Given data
********************
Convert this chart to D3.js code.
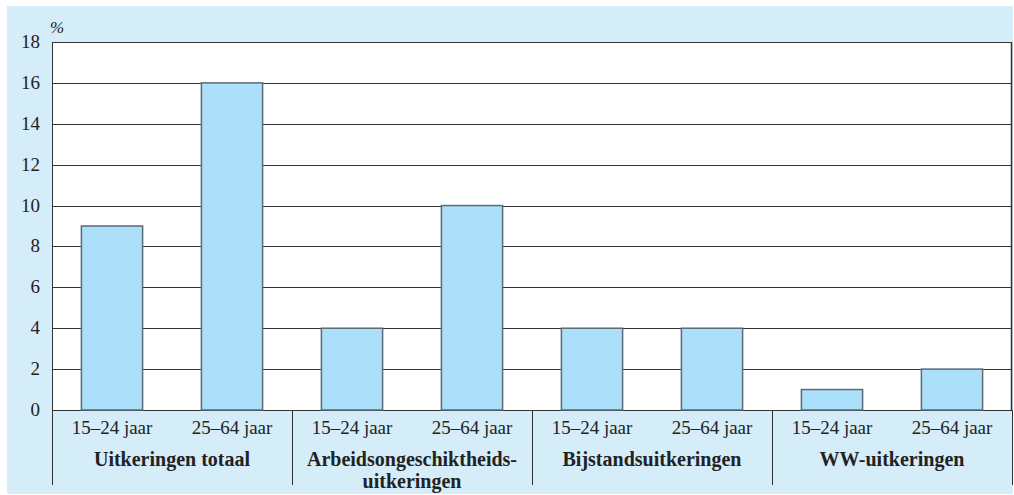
********************
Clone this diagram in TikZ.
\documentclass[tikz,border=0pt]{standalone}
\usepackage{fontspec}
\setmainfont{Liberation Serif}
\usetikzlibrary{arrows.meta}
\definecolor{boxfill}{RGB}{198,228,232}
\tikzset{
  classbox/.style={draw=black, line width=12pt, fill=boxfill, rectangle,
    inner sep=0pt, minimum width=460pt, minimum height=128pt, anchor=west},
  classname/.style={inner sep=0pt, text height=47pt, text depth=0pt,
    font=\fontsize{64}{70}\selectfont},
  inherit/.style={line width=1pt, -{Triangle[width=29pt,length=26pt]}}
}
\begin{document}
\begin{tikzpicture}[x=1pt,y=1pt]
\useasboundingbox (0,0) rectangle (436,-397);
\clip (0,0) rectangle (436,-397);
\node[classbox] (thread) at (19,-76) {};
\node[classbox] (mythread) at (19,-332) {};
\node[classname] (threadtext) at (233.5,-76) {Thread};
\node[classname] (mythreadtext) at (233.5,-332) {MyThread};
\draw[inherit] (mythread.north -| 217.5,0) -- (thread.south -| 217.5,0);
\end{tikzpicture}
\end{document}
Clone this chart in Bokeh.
********************
Problem statement
Show the lines of the records that contain the word "chart".

Result for this task
Convert this chart to D3.js code.
Clone this chart in Bokeh.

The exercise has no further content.